La solución, sin embargo, no es tan fácil. Piénsese en la posición casi insostenible de un primer ministro escocés -Brown lo es- que quedase excluido del debate de leyes que afectan al 80% de la población del Reino Unido y en el que participa un porcentaje similar de los diputados al Parlamento de Westminster, o imagínense los problemas de gobernabilidad con mayorías variables dentro de la misma cámara. Antes estas y otras objeciones hay quien propone como solución una cámara de representación territorial ahora que el Reino Unido es un Estado descentralizado. Otros consideran practicable la respuesta que los conservadores quieren dar a la 'West Lothian question' con cautelas añadidas para evitar consecuencias autodestructivas del propio régimen parlamentario. Y los hay también que creen que la mejor respuesta consiste en no hacer la pregunta y que sea la práctica política y parlamentaria la que vaya ahormando la paradoja.

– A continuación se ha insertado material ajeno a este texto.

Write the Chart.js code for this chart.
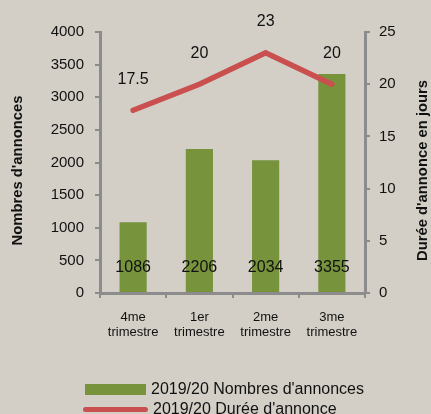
<!DOCTYPE html>
<html>
<head>
<meta charset="utf-8">
<script src="https://cdn.jsdelivr.net/npm/chart.js@4/dist/chart.umd.min.js"></script>
<style>
  html, body { margin: 0; padding: 0; background: #d3cfc6; }
  #wrap { position: relative; width: 431px; height: 414px; overflow: hidden; }
  canvas { display: block; }
  .legend { position: absolute; left: 83px; font-family: 'Liberation Sans', Arial, sans-serif; font-size: 16px; color: #111; }
  .legend div { display: flex; align-items: center; height: 20px; white-space: nowrap; }
  .legend .sw { display: inline-block; margin-right: 5px; }
</style>
</head>
<body>
<div id="wrap">
  <canvas id="chart" width="431" height="414"></canvas>
  <div class="legend" id="legend" style="top:379px"></div>
</div>
<script>
const categories = [['4me', 'trimestre'], ['1er', 'trimestre'], ['2me', 'trimestre'], ['3me', 'trimestre']];
const annonces = [1086, 2206, 2034, 3355];
const duree = [17.5, 20, 23, 20];
const leftTitle = "Nombres d'annonces";
const rightTitle = "Durée d'annonce en jours";
const barLabel = "2019/20 Nombres d'annonces";
const lineLabel = "2019/20 Durée d'annonce";

const green = '#77933c';
const red = '#c9504f';
const axisGray = '#8c8c8c';
const textColor = '#111';
const family = "'Liberation Sans', Arial, sans-serif";

// value labels + rotated axis titles
const labelsPlugin = {
  id: 'labelsPlugin',
  afterDatasetsDraw(chart) {
    const ctx = chart.ctx;
    const base = chart.scales.y.getPixelForValue(0);
    ctx.save();
    ctx.fillStyle = textColor;
    ctx.font = '16px ' + family;
    ctx.textAlign = 'center';
    ctx.textBaseline = 'middle';
    chart.getDatasetMeta(0).data.forEach((el, i) => {
      ctx.fillText(String(annonces[i]), el.x, base - 25);
    });
    chart.getDatasetMeta(1).data.forEach((el, i) => {
      ctx.fillText(String(duree[i]), el.x, el.y - 31);
    });

    const a = chart.chartArea;
    const midY = (a.top + a.bottom) / 2 + 8;
    ctx.font = 'bold 14.8px ' + family;
    ctx.translate(18, midY);
    ctx.rotate(-Math.PI / 2);
    ctx.fillText(leftTitle, 0, 0);
    ctx.rotate(Math.PI / 2);
    ctx.translate(-18, -midY);
    ctx.translate(423, midY);
    ctx.rotate(-Math.PI / 2);
    ctx.fillText(rightTitle, 0, 0);
    ctx.restore();
  }
};

const chart = new Chart(document.getElementById('chart'), {
  type: 'bar',
  data: {
    labels: categories,
    datasets: [{
      label: barLabel,
      data: annonces,
      backgroundColor: green,
      borderWidth: 0,
      yAxisID: 'y',
      categoryPercentage: 1,
      barPercentage: 0.41,
      order: 2
    }, {
      type: 'line',
      label: lineLabel,
      data: duree,
      borderColor: red,
      backgroundColor: red,
      borderWidth: 5.5,
      borderCapStyle: 'round',
      borderJoinStyle: 'miter',
      pointRadius: 0,
      tension: 0,
      yAxisID: 'y1',
      order: 1
    }]
  },
  options: {
    responsive: false,
    animation: false,
    layout: { padding: { top: 32, right: 0, bottom: 74, left: 0 } },
    plugins: {
      legend: { display: false },
      tooltip: { enabled: false }
    },
    scales: {
      x: {
        grid: { drawOnChartArea: false, color: axisGray, lineWidth: 2, tickLength: 5, offset: true },
        border: { color: axisGray, width: 3 },
        ticks: {
          color: textColor,
          padding: 12,
          maxRotation: 0,
          font: { family: family, size: 13, lineHeight: 1.15 }
        },
        afterFit: (s) => { s.height = 47; }
      },
      y: {
        position: 'left',
        min: 0,
        max: 4000,
        ticks: {
          stepSize: 500,
          color: textColor,
          padding: 11,
          font: { family: family, size: 15 },
          callback: (v) => String(v)
        },
        grid: { drawOnChartArea: false, color: axisGray, lineWidth: 2, tickLength: 5 },
        border: { color: axisGray, width: 3 },
        afterFit: (s) => { s.width = 100; }
      },
      y1: {
        position: 'right',
        min: 0,
        max: 25,
        ticks: {
          stepSize: 5,
          color: textColor,
          padding: 9,
          font: { family: family, size: 15 },
          callback: (v) => String(v)
        },
        grid: { drawOnChartArea: false, color: axisGray, lineWidth: 2, tickLength: 5 },
        border: { color: axisGray, width: 3 },
        afterFit: (s) => { s.width = 66; }
      }
    }
  },
  plugins: [labelsPlugin]
});

// legend built from the chart's datasets
const legendEl = document.getElementById('legend');
chart.data.datasets.forEach((ds) => {
  const row = document.createElement('div');
  const sw = document.createElement('span');
  sw.className = 'sw';
  if (ds.type === 'line') {
    sw.style.cssText = 'width:65px;height:5px;border-radius:3px;background:' + ds.borderColor + ';margin-left:0';
  } else {
    sw.style.cssText = 'width:61px;height:11px;background:' + ds.backgroundColor + ';margin-left:2px';
  }
  row.appendChild(sw);
  row.appendChild(document.createTextNode(ds.label));
  legendEl.appendChild(row);
});
</script>
</body>
</html>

En cualquier caso, nuestra conocida fascinación por lo que hacen los británicos, ya sea el proceso de paz en Irlanda del Norte o, ahora, la autonomía de Escocia, a la que los nacionalistas quieren llevar también camino de la autodeterminación, aconseja tener en cuenta, para lo que pueda servir, un debate como éste. En él se plantea un problema central para la democracia que en absoluto nos es ajeno: la cuestión de la integridad del Reino Unido y de su Parlamento como el sujeto político determinante y, en consecuencia, la relación subordinada de la autonomía respecto a la soberanía. Por eso, el apartado 7 del artículo 28 de la 'Scottish Act', la ley que confiere y define el régimen autonómico de Escocia, precisa que dicho artículo -que atribuye al Parlamento escocés la competencia para aprobar leyes- no afecta al poder del Parlamento del Reino Unido para dictar leyes para Escocia, incluso en materias de la competencia de esta región. Algo puede aprenderse de la cuna de la democracia contemporánea en Europa, del Reino Unido de las 'cuatro naciones' que a pesar de serlo se plantea serenamente problemas que aquí la izquierda preilustrada -en expresión del historiador José Varela Ortega- intenta ridiculizar por una mezcla de desprecio y mala conciencia.